Augustine and the Trinity: Whose Crisis? (original) (raw)

Augustine's Trinitarian Cosmos as published

Dionysius, 2017

AUGUSTINE’S TRINITARIAN COSMOS for God Everyday and Everywhere, the 37th Annual Atlantic Theological Conference, June 22nd 2017 at the University of King’s College This paper and my “The Conversion of God in Aquinas’ Summa theologiae” concern the Divine Trinitarian life, in itself, and as the reality of everything else. If Being is Trinitarian and Incarnational for Aquinas, then, for him, as much as for Augustine, God is everyday and everywhere. Augustine’s Confessions and Aquinas’ Summa both move to God as Trinity from incomplete manifestations of the fundamental Trinitarian structure of reality. For them, the totality of the self-differentiation in the divine self-conversion must be revealed step by step. That self-othering, and the co-relative gathering-return back into the originating self, are not seen immediately. The disclosure of real opposition in God, constructing three infinite divine subsistences, “persons”, requires the Christian revelation.

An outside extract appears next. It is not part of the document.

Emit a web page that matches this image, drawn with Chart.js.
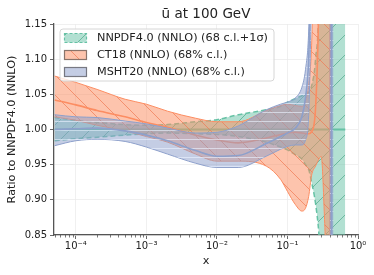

Nonetheless, as Dr Diamond’s paper last evening showed, because both are Aristotelian in their doctrine of God as self-thinking, they share a philosophical trinitarianism which is common to pagans, Jews, and Muslims. The ways Aquinas and Augustine treat the Trinity are related as the Way Up and the Way Down, in the manner Aquinas understood Heraclitus: “The way up and the way down are the same”. Yesterday I exhibited this structure in its outward emanation in Aquinas’ Summa. In complementary contrast now, with the hope of illumining both, I look at the upward movement towards an ever clearer revelation of the fundamental trinitarian constitution of the whole in “Augustine’s Trinitarian Cosmos”. My paper is largely devoted to bringing out how, in the Confessions, God’s Trinitarian life is both his own being and that of everything else in the cosmos. Augustine’s Trinitarian God is everyday and everywhere. By way of conclusion, I convey the radical and deeply serious criticism of Augustine and Augustinian Christianity by a few great French philosophical theologians of the 20th-century.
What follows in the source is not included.